Но только я прибыл в Беговат, меня потребовали в военкомат и, отобрав паспорт, «забрали» в солдаты, хотя голову не обрили, а просто остригли под машинку; на фронт меня не послали, а определили в авто-мото-инженерный 125 батальон, вызванный с Украинского фронта на строительство Фархадской ГЭС, признававшейся военным объектом (хотя для вступления ее в строй требовались годы).
Ввиду тяжелых боев на фронте, батальон готовился к отправке, подана была часть платформ для погрузки, но начальник строительства Саркисов добился отсрочки этой отправки, так как шло перекрытие русла Сыр-Дарьи, а батальон был костяком инженерно-технических кадров, на которых держались все объекты: бетонный завод, бетономешалки, краны, автотранспорт, понтоны, компрессоры и пр. Снять батальон значило остановить стройку, на которой работало 25-30 тысяч человек-колхозников со всех областей Узбекистана. Одновременно строился и Беговатский металлургический завод, где также работали наши специалисты.
Перекрыли русло Дарьи — это был еще первый этап в этом деле, принявшем потом большой размах по всей стране; зрелище было «муравьиное»; всего лишь несколько машин подвозили бетонные блоки и крупные камни, а главным образом это по всем направлениям двигались друг за другом колхозники, неся на спине то один большой камень, то несколько камней в мешке или палатке (работали женщины и мужчины) и, проходя по наведенному понтонерами батальона понтонному мосту, сбрасывали свой груз в стремнину, которая, казалось, все сильнее сопротивляется и, не дав опуститься камню на дно, подхватив его с пеной, уносит за сотни метров. Но инженерный расчет был неумолим. Автором сооружения был мой товарищ по гимназии В.В.Пославский, а начальником строительства плотины — другой одноклассник Б.Я.Моисеев. Последний предложил в последние часы добавить еще сипаи — старомодное местное средство укрепления берегов. И вот «сипайчи» ринулись в атаку. Сколько смелости, силы и смекалки. Сипаи хорошо послужили: вода заметно укрощалась.

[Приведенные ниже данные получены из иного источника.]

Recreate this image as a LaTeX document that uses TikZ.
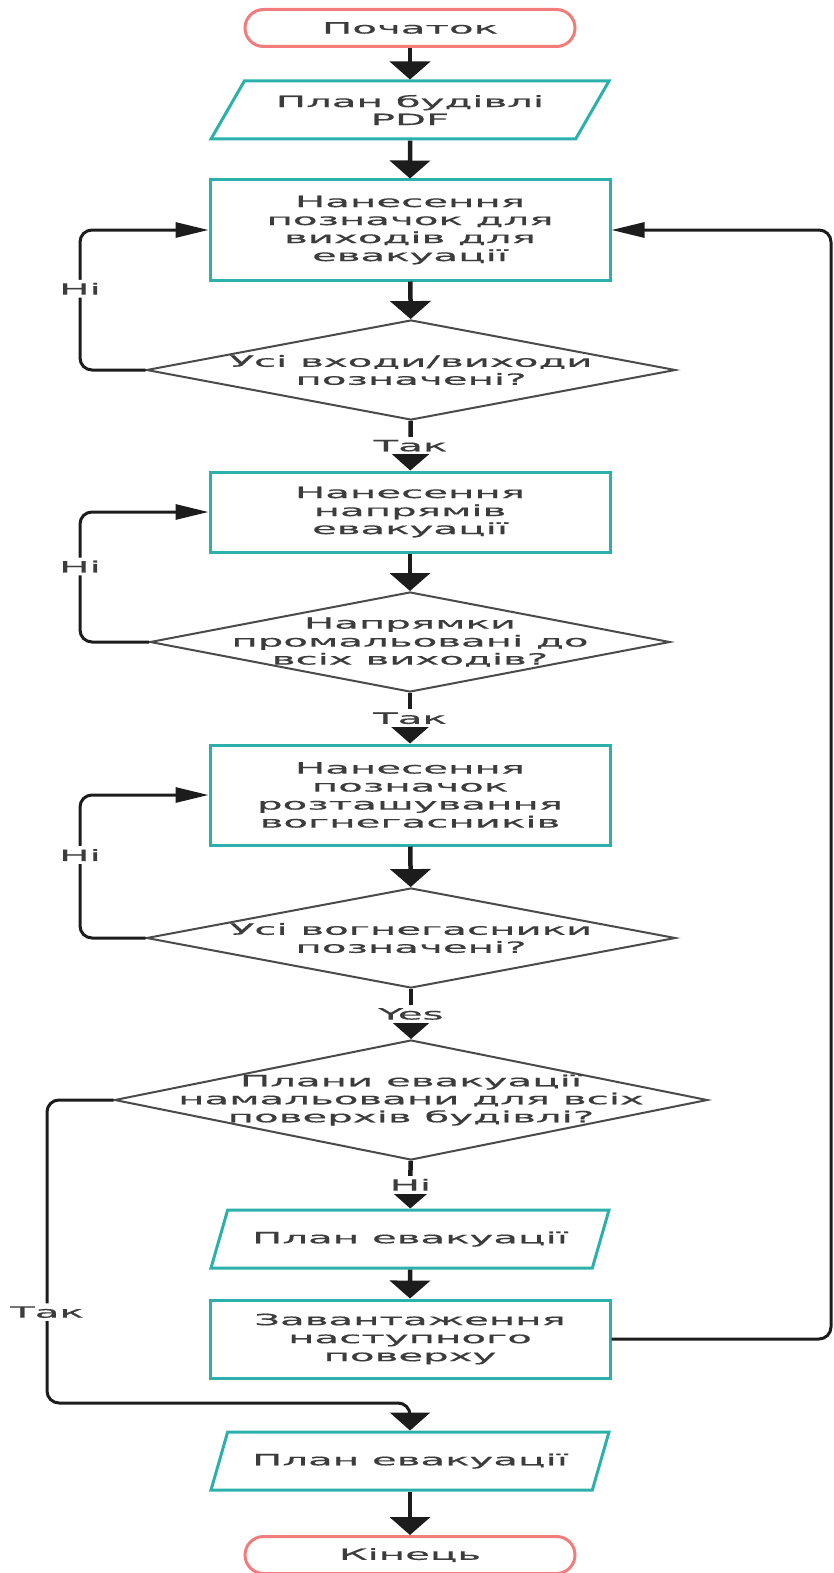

С опасностью для жизни солдаты-понтонеры все время измеряли глубину стремнины и докладывали результаты — проран мелеет, вода заметно начала поднимать уровень перед плотиной, и, наконец, взрыв перемычки и вода хлынула в новое бетонное русло, где ее встречали быки, облицованные крепкими бетонными кирпичами и оснащенные металлическими рамами и щитами, над которыми по верху на тяжелых рельсах ходили огромные краны с цепями и стрелами. Накануне был митинг в этом котловане, собравший всех строителей, а сегодня люди не наглядятся на мощные буруны и такой силы струи воды, что не верится уже во вчерашнее и в то, что эти гасители и эти огромные лотки смогут надолго удержать эту воду, безумная сила которой чувствуется теперь больше, чем когда она привычно текла по тысячелетнему своему руслу в своих живописных, а подчас пустынных и диких берегах.